— EXERCISE BRIEF —
Only the lines from the top of the listing below to the line that has "const px = v => v / W, py = v => 1 - v / H;" should be echoed, with both ends kept and pictures left out.

Start of AVAILABLE DATA

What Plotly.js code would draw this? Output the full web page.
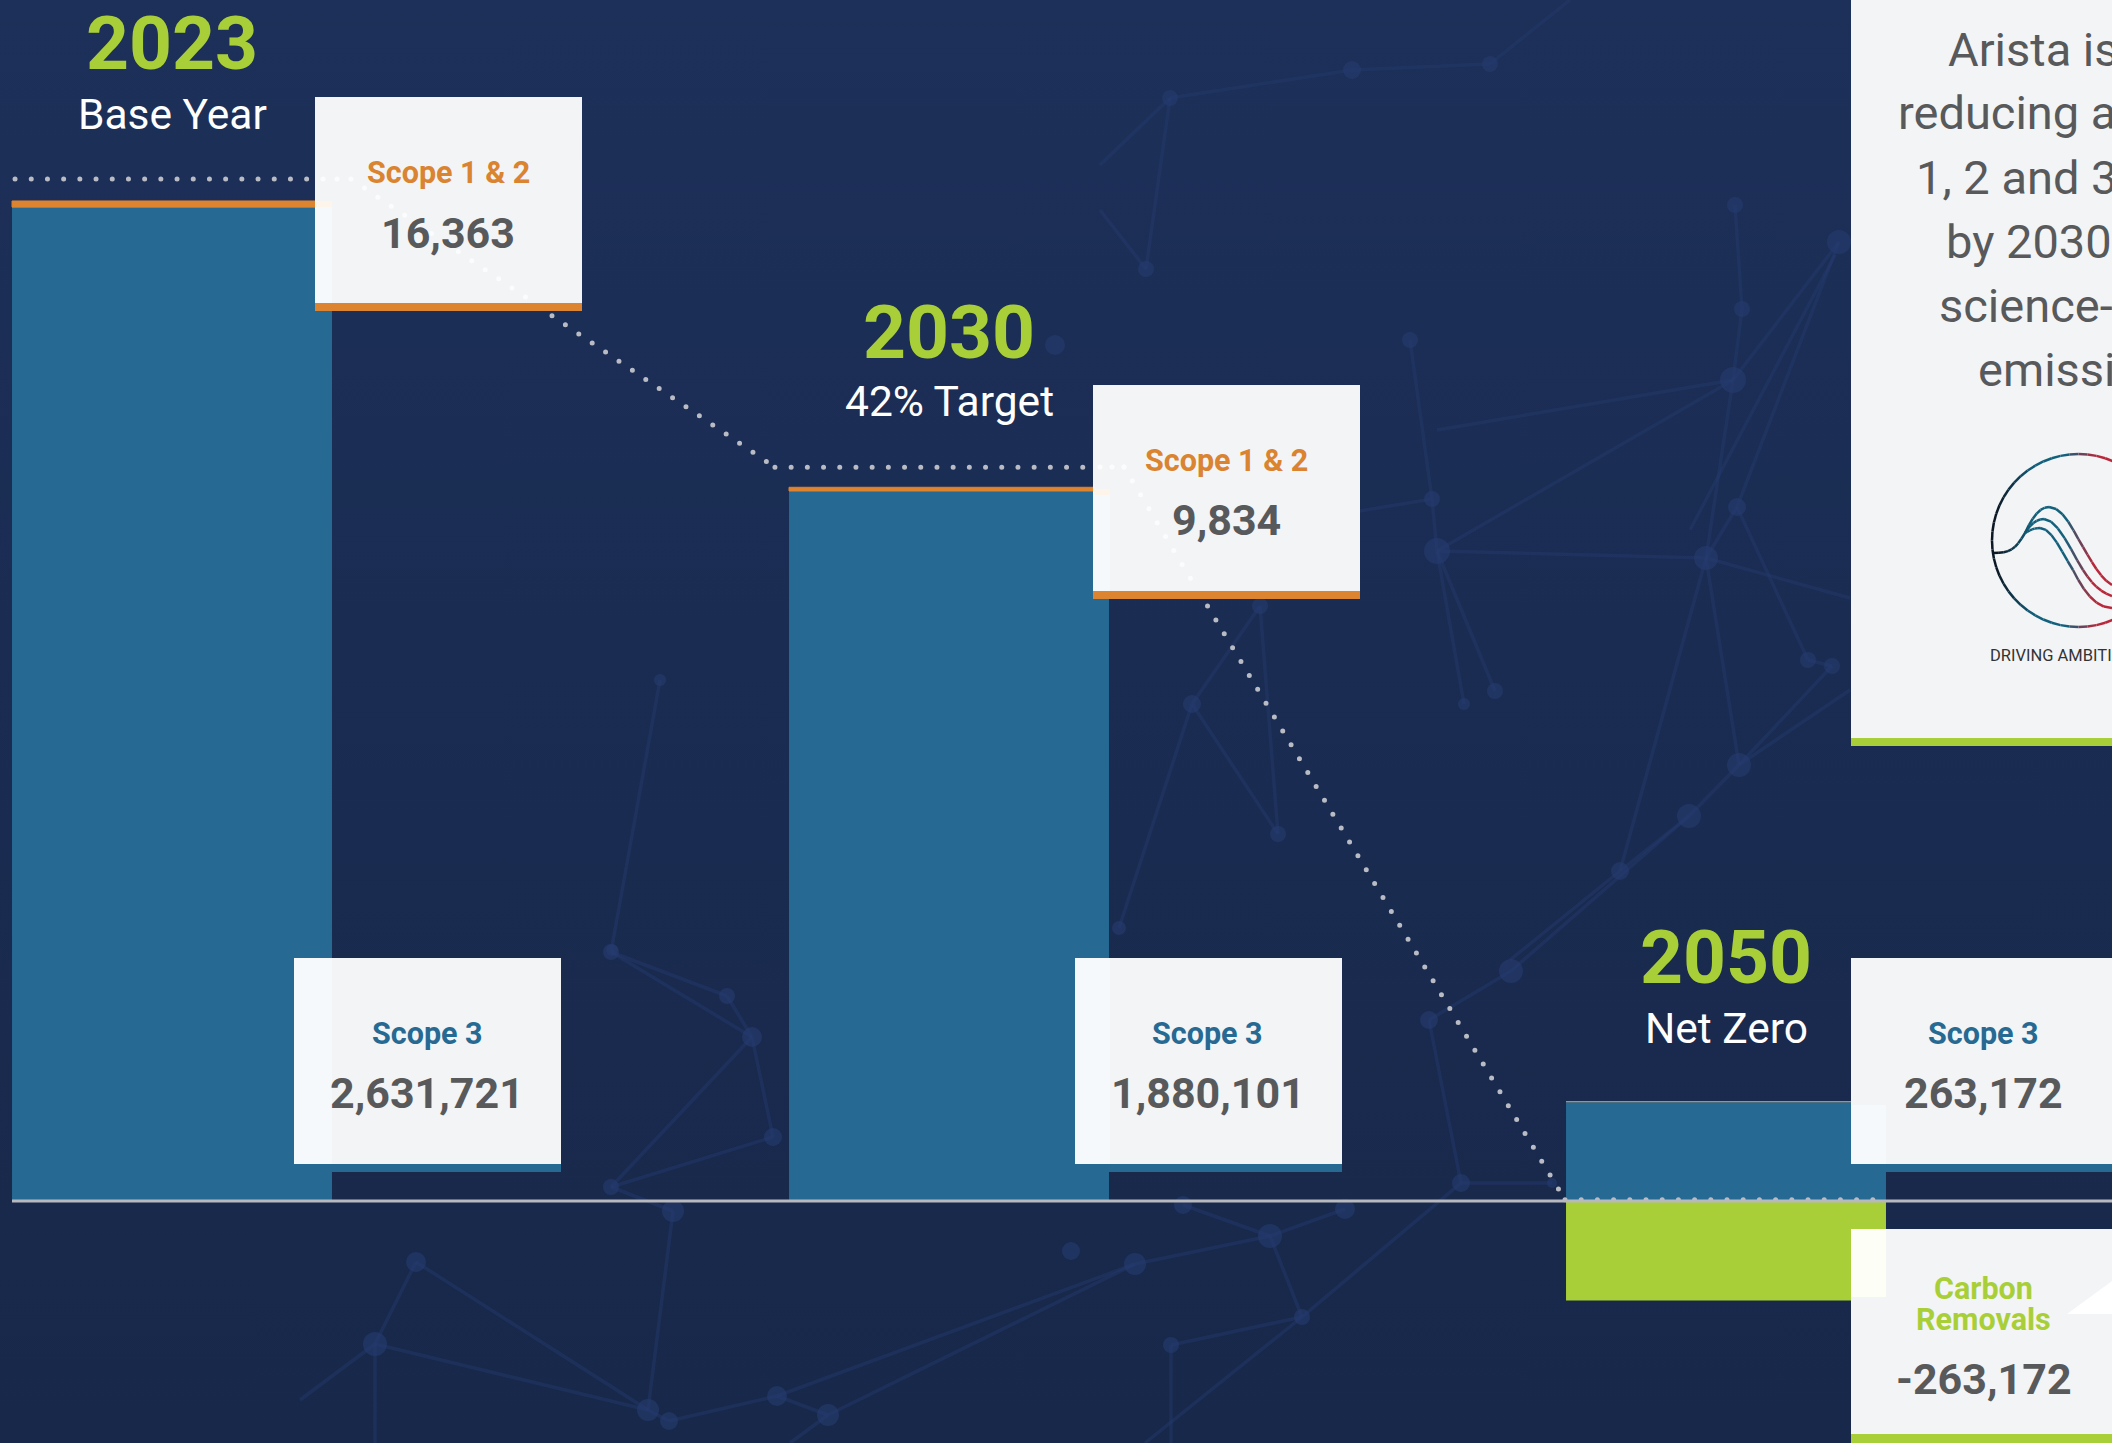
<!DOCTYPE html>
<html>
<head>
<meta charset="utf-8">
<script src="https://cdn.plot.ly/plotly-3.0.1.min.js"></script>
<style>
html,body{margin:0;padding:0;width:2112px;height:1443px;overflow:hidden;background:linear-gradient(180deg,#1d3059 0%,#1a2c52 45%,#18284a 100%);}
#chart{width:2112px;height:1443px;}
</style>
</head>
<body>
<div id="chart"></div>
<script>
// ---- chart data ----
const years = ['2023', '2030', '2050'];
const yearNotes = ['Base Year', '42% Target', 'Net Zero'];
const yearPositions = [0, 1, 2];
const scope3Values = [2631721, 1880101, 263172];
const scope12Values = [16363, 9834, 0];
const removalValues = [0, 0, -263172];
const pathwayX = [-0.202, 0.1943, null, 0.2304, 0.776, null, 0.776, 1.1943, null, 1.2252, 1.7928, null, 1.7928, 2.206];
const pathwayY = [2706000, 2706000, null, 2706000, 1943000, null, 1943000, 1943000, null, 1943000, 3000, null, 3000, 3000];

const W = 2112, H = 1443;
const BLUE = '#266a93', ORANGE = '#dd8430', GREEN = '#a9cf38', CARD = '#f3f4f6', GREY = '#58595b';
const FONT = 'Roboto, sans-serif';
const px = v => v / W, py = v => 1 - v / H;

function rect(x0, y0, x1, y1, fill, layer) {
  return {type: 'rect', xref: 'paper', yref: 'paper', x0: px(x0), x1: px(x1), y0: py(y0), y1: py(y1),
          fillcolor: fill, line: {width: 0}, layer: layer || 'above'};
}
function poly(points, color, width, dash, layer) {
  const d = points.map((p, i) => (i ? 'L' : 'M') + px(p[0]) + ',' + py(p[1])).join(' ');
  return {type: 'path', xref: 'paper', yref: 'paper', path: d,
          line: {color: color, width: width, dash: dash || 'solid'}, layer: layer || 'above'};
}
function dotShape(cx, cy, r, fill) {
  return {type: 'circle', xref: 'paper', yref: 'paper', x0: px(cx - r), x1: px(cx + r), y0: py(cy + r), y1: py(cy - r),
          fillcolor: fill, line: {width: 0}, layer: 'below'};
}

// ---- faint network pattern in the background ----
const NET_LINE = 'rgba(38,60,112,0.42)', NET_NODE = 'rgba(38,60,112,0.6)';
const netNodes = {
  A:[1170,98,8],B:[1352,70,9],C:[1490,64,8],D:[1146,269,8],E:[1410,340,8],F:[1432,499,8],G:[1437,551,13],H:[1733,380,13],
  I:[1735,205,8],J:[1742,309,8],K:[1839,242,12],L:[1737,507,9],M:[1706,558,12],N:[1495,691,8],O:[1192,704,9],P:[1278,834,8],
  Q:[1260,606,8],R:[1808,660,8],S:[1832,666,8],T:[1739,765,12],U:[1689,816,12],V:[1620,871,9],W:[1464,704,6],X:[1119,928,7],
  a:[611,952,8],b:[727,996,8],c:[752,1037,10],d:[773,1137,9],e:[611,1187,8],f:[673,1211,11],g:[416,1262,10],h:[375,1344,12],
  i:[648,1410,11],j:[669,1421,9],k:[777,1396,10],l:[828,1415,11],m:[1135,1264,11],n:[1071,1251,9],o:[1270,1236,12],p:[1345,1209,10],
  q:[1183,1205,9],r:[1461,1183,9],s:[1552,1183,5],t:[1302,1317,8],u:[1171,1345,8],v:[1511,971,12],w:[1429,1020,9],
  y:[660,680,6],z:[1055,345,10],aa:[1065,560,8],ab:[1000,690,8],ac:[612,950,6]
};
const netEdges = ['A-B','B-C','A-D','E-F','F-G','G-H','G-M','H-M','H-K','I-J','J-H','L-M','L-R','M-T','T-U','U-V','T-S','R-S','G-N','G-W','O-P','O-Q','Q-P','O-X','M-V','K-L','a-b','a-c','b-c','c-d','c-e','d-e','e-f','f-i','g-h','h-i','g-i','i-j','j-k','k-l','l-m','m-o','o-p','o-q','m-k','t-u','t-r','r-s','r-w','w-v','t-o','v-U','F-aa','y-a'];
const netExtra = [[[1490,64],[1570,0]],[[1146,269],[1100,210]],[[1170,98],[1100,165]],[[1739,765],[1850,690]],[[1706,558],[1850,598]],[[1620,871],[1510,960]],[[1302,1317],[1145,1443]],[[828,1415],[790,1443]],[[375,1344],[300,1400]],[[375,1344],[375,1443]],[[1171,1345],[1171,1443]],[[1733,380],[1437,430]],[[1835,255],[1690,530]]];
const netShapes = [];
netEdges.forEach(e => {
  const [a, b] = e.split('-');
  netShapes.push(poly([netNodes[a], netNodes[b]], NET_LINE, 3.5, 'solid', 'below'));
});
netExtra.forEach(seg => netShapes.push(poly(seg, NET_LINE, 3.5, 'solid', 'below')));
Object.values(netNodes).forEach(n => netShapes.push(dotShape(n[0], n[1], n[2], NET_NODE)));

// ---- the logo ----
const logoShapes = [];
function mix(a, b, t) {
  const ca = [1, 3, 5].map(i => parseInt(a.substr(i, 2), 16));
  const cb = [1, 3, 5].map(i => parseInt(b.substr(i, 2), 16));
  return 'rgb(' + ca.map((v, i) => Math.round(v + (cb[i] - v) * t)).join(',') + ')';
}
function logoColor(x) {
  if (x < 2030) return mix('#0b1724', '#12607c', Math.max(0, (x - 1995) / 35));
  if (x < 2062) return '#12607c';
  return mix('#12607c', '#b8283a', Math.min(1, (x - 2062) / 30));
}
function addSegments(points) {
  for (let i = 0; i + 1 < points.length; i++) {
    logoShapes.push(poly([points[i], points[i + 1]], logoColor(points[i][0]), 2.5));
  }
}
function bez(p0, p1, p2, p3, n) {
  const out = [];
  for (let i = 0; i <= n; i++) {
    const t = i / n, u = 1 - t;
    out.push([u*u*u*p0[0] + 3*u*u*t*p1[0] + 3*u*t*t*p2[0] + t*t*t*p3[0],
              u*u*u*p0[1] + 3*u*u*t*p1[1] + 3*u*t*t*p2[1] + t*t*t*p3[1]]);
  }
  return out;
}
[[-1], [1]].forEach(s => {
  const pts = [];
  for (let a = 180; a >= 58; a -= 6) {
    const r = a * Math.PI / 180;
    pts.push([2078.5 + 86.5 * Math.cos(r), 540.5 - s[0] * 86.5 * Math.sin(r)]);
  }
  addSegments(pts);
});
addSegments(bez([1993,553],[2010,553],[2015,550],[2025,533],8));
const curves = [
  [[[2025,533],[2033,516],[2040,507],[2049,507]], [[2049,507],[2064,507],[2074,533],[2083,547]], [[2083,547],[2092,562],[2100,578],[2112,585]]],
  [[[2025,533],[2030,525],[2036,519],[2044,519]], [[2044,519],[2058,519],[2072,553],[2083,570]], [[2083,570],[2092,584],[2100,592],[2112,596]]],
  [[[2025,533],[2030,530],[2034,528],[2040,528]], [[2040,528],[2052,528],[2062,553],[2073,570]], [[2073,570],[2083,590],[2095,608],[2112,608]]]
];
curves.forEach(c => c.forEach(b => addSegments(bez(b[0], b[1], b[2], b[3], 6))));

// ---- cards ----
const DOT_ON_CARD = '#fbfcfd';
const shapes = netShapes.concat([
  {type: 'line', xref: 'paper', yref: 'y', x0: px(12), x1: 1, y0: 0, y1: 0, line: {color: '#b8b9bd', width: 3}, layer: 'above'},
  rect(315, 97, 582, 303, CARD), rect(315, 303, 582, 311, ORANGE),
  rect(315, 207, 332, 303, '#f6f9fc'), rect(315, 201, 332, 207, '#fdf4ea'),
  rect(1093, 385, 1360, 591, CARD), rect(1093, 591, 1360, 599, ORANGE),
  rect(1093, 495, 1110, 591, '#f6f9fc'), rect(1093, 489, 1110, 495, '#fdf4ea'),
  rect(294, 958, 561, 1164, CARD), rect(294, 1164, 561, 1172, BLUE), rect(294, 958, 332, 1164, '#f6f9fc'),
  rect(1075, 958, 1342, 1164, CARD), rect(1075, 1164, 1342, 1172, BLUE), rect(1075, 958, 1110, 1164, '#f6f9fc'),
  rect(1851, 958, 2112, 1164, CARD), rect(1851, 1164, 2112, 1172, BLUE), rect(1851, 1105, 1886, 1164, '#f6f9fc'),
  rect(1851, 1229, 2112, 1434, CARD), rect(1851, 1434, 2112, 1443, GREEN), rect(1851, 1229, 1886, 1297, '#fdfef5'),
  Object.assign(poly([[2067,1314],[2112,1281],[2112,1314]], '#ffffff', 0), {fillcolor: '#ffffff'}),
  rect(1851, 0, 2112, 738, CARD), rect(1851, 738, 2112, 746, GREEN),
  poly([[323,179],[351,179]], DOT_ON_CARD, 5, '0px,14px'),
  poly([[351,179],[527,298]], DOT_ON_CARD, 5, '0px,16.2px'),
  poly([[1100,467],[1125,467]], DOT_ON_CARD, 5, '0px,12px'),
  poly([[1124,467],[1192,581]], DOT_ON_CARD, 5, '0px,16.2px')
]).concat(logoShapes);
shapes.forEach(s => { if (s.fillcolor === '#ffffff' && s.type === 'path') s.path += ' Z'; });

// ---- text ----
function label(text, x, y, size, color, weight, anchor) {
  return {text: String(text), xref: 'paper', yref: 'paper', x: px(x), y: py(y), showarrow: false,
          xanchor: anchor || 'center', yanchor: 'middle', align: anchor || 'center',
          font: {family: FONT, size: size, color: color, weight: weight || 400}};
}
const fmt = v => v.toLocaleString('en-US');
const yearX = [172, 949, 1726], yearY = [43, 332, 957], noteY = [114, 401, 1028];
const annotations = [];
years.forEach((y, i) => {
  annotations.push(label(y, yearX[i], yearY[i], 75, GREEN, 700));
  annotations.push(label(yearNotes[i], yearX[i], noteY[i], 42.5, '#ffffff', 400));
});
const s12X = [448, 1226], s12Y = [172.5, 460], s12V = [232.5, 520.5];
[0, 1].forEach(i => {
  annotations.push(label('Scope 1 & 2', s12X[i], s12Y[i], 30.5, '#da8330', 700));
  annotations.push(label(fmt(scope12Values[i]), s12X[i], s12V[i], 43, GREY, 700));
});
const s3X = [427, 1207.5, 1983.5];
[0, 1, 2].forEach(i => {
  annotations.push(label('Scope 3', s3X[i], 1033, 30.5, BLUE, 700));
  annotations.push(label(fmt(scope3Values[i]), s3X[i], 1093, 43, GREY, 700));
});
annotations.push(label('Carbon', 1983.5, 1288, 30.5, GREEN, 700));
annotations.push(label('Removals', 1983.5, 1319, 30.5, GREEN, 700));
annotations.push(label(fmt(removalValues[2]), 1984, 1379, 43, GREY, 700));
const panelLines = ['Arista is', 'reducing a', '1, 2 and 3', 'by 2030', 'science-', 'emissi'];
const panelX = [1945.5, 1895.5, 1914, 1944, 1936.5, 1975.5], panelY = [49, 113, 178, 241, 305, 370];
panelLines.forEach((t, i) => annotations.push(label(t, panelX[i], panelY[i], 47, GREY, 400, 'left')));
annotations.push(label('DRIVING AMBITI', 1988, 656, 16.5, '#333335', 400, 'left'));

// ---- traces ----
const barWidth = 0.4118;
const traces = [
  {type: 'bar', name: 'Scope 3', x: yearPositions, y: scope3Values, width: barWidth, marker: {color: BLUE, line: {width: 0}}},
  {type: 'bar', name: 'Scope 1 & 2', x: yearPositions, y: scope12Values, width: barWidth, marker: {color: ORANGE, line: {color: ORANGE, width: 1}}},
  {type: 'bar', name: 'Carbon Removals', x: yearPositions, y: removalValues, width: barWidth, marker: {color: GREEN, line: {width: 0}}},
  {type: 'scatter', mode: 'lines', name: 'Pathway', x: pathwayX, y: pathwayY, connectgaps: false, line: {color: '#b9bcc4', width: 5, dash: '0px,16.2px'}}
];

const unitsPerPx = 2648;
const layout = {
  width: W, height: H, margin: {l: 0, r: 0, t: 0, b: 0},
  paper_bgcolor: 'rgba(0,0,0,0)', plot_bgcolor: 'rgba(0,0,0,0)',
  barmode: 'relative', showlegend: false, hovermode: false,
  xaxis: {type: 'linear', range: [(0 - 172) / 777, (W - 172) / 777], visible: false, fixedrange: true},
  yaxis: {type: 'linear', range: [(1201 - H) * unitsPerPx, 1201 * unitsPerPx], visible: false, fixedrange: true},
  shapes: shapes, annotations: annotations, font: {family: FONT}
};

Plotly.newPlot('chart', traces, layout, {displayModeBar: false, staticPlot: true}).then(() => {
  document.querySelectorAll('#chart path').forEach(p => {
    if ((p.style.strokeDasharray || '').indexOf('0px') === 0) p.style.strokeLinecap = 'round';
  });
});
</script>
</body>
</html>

End of AVAILABLE DATA

— EXERCISE RESULT —
What Plotly.js code would draw this? Output the full web page.
<!DOCTYPE html>
<html>
<head>
<meta charset="utf-8">
<script src="https://cdn.plot.ly/plotly-3.0.1.min.js"></script>
<style>
html,body{margin:0;padding:0;width:2112px;height:1443px;overflow:hidden;background:linear-gradient(180deg,#1d3059 0%,#1a2c52 45%,#18284a 100%);}
#chart{width:2112px;height:1443px;}
</style>
</head>
<body>
<div id="chart"></div>
<script>
// ---- chart data ----
const years = ['2023', '2030', '2050'];
const yearNotes = ['Base Year', '42% Target', 'Net Zero'];
const yearPositions = [0, 1, 2];
const scope3Values = [2631721, 1880101, 263172];
const scope12Values = [16363, 9834, 0];
const removalValues = [0, 0, -263172];
const pathwayX = [-0.202, 0.1943, null, 0.2304, 0.776, null, 0.776, 1.1943, null, 1.2252, 1.7928, null, 1.7928, 2.206];
const pathwayY = [2706000, 2706000, null, 2706000, 1943000, null, 1943000, 1943000, null, 1943000, 3000, null, 3000, 3000];

const W = 2112, H = 1443;
const BLUE = '#266a93', ORANGE = '#dd8430', GREEN = '#a9cf38', CARD = '#f3f4f6', GREY = '#58595b';
const FONT = 'Roboto, sans-serif';
const px = v => v / W, py = v => 1 - v / H;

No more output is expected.